On Kwajalein, in February 1944, a US tank commander reported an attack by five Japanese armed only with swords, who beat furiously on the armour plating until all were shot down. Hardly more effective were the “human bombs” encountered by British armour during the advance into Burma in 1944–45. A Japanese soldier would crouch in a well-camouflaged fox-hole in a road or track, with an artillery shell or aircraft bomb with an exposed impact-fuze in its nose. He would attempt to detonate his charge with an improvised hammer as a tank or truck passed above him.

In 1945, anti-tank units were advised by an IJA manual to attack “with spiritual vigour and steel-piercing passion”. The weapon provided was the “lunge mine”, a conical grenade mounted on a 5ft (1.5m) pole.
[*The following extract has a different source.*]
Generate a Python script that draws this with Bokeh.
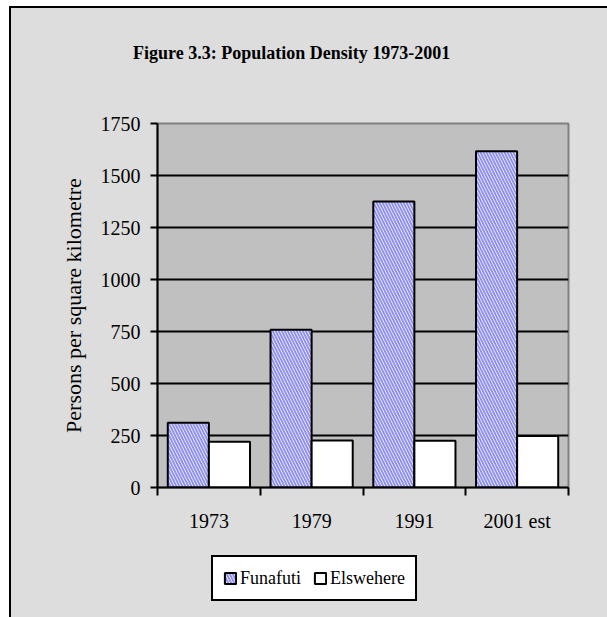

Approaching a tank, the soldier pulled out the safety pin separating the striker at the pole’s end from the percussion cap. The pole was then wielded like a bayoneted rifle, thrust against the armour plating, where the rods projecting from the grenade’s head ensured a “stand-off” effect. As well as destroying its user, the charge was claimed to penetrate up to 4–6in (100–150mm) armour at 0ยบ, but details of its effectiveness are scanty.

An odd “tank-busting” project of the IJNAF must be mentioned. Yokosuka planned to build, with the Mizumo company, a suicide weapon based on the small, experimental MXY5 assault glider of 1941–42. This unpowered aircraft would either make a rocket-assisted takeoff or, for longer-range missions, be towed aloft by a “Frances” bomber. Its pilot was expected to deliver an internally-mounted, impact-fuzed charge of c.220lb (100kg) with pin-point accuracy in a steep dive on an enemy AFV. Only one prototype of this Shinryu (“Divine Dragon”) glider-bomb was completed.